(Warning: This is not about sports. If you believe that a discussion of law and psychology does not belong on BN, please stop reading here. it is a rant on rape and the way the topic is being discussed in the "sports" threads.)
Underlying the heated debate on whether Aflord's reaction to Pierce's attacks on women was proper is a far more divisive topic -- rape.
Simply stated, studies show that men and women have vastly different views of what should be considered rape and the damage that the rapist causes. For a long time, the law has reflected those differences.
I write now because I see those preconceptions emerging in our threads.
Rather than focus on an individual or set of posts, I thought I'd put up a general response. I do no fault anyone for holding those beliefs. They are deeply held. But, they are in conflict with learned studies and what we know about rape, it's victims, and the perpetrators.
And, it causes women great harm. Both those who are victims of the attacks. And, those, like the women in our threads, who feel the burden of responding to explain why the posts are wrong.
Rape is not a crime based on sex. It is a crime based upon power and control. The greatest damage done the victims is the loss of a sense of autonomy and safety. The penetration and bruising heal. The psychological damage lingers far longer.
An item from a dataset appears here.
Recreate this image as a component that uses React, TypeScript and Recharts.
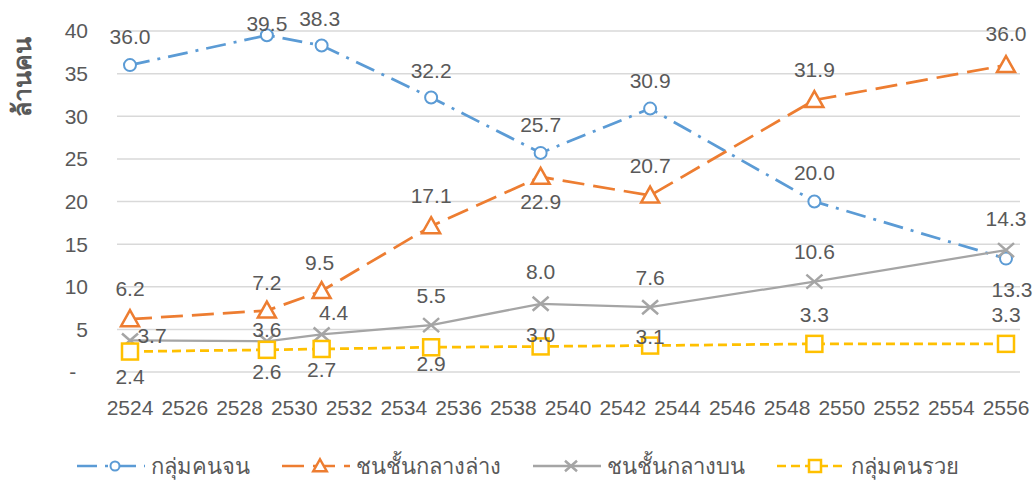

For many years, the law required proof of penetration. Some states also demanded collateral bruising and damage. They required that the woman fight back. The assumption was that if she was not fighting she was consenting. Even if the attacker was someone she did not know. And, even though many studies showed that women who resisted were often brutalized and/or murdered. (There are conflicting studies on the value of resistance; I'll not get into them here.)
The point is that the woman's word was not enough.
Why? Because, we did not trust women. We did not believe that "no" meant "no".
This gap showed up when I was teaching criminal law. In the classroom discussions, some men would tell us that they were conditioned to believe that sex was a form of conquest, that the woman was expected to say "no" and that they were supposed to overcome her faux objections. They felt it unfair to be at risk for going forward when all they heard was the word "no".
For a long time, the law agreed with the men. The law required resistance; and words were not resistance. We simply did not trust women when that they meant "no" when they said "no".
We also do not trust women when they say they have been raped.
The truth is that there are far more unreported cases of rape than false reports of rape. Far more. Of course, the unreported cases don't get publicity -- no one ever knows about them. False rape claims are far lower on the totem pole than false reports of most other crimes.
Yet, we draw inferences against women who do not report rapes or attempted rapes. We fall into the "if it really happened it would have been reported", or "it's her duty to report a crime" or her family's duty.
The problem here is that the social and psychological cost of reporting a rape is substantial. It's not just what the victim has to go through -- for her body, her very being is the scene of the crime and will be poked and probed. And, the event will be replayed, in detail at many public levels. We've all read about that. It's true.
But, perhaps more damaging is the STIGMA that attaches to rape victims and those who report rapes. The stigma is based in religious and cultural beliefs that a woman has been sullied or devalued by a rape and is no longer worthy.
With a team of psychologists, I've done extensive studies on the general perception of the crime and its victims. Our studies made clear one thing: When people on the street are asked about rape, or presented the facts of a rape case, they ask questions like "What was she wearing", "How was she acting" -- even if she was dragged down from behind in a park. The bottom line is that a common belief is "She deserved it". That stigma attaches at the moment the victim comes forward and carries with her even if their is a conviction of the perpetrator.
We found the reason for that belief and a way to deal with it in our studies. I'll not go into it in a lot of detail but here's a very short hand version of what we found:
Rape is a terrible crime of violence -- most often random violence. When it happens, it severely damages the victim. We have people we love. We do not want it to happen to them. The way we make ourselves feel that it won't happen to them is to believe that the victim did something to cause the rape. That she deserved it. The people we love will not do something like that. So it won't happen to them.
Seen in this light, it is much easier to see how the stigma -- the life long stigma -- can affect the victim's decision to report a crime. And, that it is totally unfair to chastise a father or family for not doing so against a daughter's wishes.
The stigma is even greater when the perpetrator is a popular public figure. Or, prominent in a small community, like a college. Or that that charge may take a key player off a team that is the pride of the campus.
In her own way, each of the women on Iowa's campus showed great strength. Each found a way to stay on campus and finish the path she had started. To fault either of them is wrong. To demean what happened is wrong. To demean their families is wrong. I am sure the dorm victim's father wanted to handle this his own way; I have great respect for his not doing so. I am not sure I would be that strong. I'm sure most father's have a deep inbred feeling that you harm my daughter at great risk to yourself.
My bottom line: I think it wrong to be defending Alford by attacking the victims or their families. Many of those attacks are built on the very same belief systems that underlie our rape laws -- belief systems that simply don't trust women.
Our focus should not be on whether the events happened -- two of them were reported and prosecuted, the third was not.
Our focus should be on what Alford did when he knew of the events. Do his actions show him to be a man of the character we require at UCLA?